Ask anyone in the accounting world about “busy season” and they’ll most likely relay a horror story about long hours, huge workloads and stress.  That’s just one example, but all industries experience peaks and valleys in their business cycle. Contract labor is one way to manage the peaks without overstaffing for the long haul.  Adding the right talent at the right times helps manage the peaks and keeps a company’s full-time staff productive and fresh. 

A Trial Run

Much has been written about the high cost of turnover.  In a recent Huffington Post article, Deloitte’s Josh Bersin estimates the cost of losing an employee can range from tens of thousands of dollars and up to 2 times the lost employee’s annual salary.  Costs to consider include hiring, onboarding, training, ramp up time, loss of engagement due to turnover, potentially increased error rates and overall cultural impacts.  Simply put, hiring the wrong person is expensive.  By bringing talent in on a contract basis, employers have the opportunity to make sure the candidate is a fit for their organization prior to making a long-term investment.  This benefit is reciprocal as well, allowing the contractor to get a feel for the company and the role before deciding if there’s a match between their desires and what the organization has to offer.

Addressing a Skills Gap

For companies to stay on the cutting-edge, or even just up-to-date, they must evolve.  A major part of this evolution entails bringing in talent with the precise skills and experience the business needs at a given time.  For example, a company implementing a new system or technology could engage a contractor who has previous experience with it to plan the adoption, implement it and train full-time staff.  By doing this, the company remains productive during a period of change, limits downtime and doesn’t have to add additional headcount for a non-recurring initiative.  It’s become the norm for employers to utilize contractors with creative, technology, financial and even executive and management skills on a just-in-time, as-needed basis.

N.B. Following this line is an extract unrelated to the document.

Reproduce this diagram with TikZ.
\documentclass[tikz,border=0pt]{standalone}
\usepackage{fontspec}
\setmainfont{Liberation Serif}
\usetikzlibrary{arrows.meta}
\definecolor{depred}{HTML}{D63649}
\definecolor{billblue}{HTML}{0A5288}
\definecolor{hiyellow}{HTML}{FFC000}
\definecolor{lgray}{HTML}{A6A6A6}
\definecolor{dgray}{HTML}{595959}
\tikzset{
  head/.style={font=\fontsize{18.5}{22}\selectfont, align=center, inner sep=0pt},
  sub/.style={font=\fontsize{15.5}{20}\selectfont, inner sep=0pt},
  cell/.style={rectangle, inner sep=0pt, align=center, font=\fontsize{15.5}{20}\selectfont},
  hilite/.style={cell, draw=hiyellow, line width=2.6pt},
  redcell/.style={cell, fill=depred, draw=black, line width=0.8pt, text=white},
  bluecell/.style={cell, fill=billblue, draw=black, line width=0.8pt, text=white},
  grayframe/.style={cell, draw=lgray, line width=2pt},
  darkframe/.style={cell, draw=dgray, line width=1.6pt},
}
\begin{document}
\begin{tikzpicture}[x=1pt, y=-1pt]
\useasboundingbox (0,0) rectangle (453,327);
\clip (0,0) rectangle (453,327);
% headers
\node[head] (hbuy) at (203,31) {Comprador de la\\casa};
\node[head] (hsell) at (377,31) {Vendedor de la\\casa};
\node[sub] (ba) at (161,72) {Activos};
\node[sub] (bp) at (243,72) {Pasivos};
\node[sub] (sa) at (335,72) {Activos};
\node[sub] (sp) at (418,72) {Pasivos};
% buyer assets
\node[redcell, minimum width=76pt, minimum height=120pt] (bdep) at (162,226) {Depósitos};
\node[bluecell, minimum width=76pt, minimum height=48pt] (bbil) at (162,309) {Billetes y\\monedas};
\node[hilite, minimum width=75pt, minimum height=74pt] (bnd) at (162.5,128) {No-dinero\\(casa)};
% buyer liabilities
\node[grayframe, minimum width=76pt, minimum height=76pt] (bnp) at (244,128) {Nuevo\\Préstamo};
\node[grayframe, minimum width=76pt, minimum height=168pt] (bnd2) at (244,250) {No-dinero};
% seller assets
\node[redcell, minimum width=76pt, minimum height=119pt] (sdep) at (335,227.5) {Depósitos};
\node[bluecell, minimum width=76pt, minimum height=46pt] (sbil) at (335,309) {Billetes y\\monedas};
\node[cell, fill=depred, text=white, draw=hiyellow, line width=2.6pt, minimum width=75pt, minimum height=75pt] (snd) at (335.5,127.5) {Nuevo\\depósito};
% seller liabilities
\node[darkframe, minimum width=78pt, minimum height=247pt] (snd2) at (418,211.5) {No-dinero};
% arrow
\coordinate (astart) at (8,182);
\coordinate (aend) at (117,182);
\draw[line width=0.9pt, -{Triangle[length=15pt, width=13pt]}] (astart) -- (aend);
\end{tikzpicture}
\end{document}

Prepared for Short and Long Term Changes in Staff

Charles Kettering once said “The world hates change, yet it is the only thing that has brought progress.”  Nowhere is this more accurate than with regards to human resource management.  On a daily basis, HR professionals deal with employee life events such as family leave, vacations and illnesses, to name a few.  By including contract labor in their overall staffing strategy, companies are well equipped to take these short-term changes in stride and keep business moving.  With more permanent staffing changes, such as relocations, reassignments and even terminations, contractors can often step in and bridge the gap between the time the announcement is made and the replacement is found, which, according to SHRM presently takes 42 days.

Potential Cost Savings

Employers should be able to realize cost savings by adding contract labor into the mix.  Why?  Because in most cases, the employer avoids payroll taxes, unemployment insurance, workers’ compensation, disability, pensions, sick leave, health insurance and vacation time (although recent healthcare changes have impacted some of the health insurance requirements).  Additionally, since the contractor will only be working for the duration of the project, they are a variable cost that will go away after the project has been completed.

These are just a few of the reasons why contract labor can help employers develop a more functional staffing philosophy – but they certainly aren’t the only ones.  Given the continued forecast for growth in temporary labor, it’s certainly a tool that sharp hiring managers and business leaders should consider to address their talent requirements.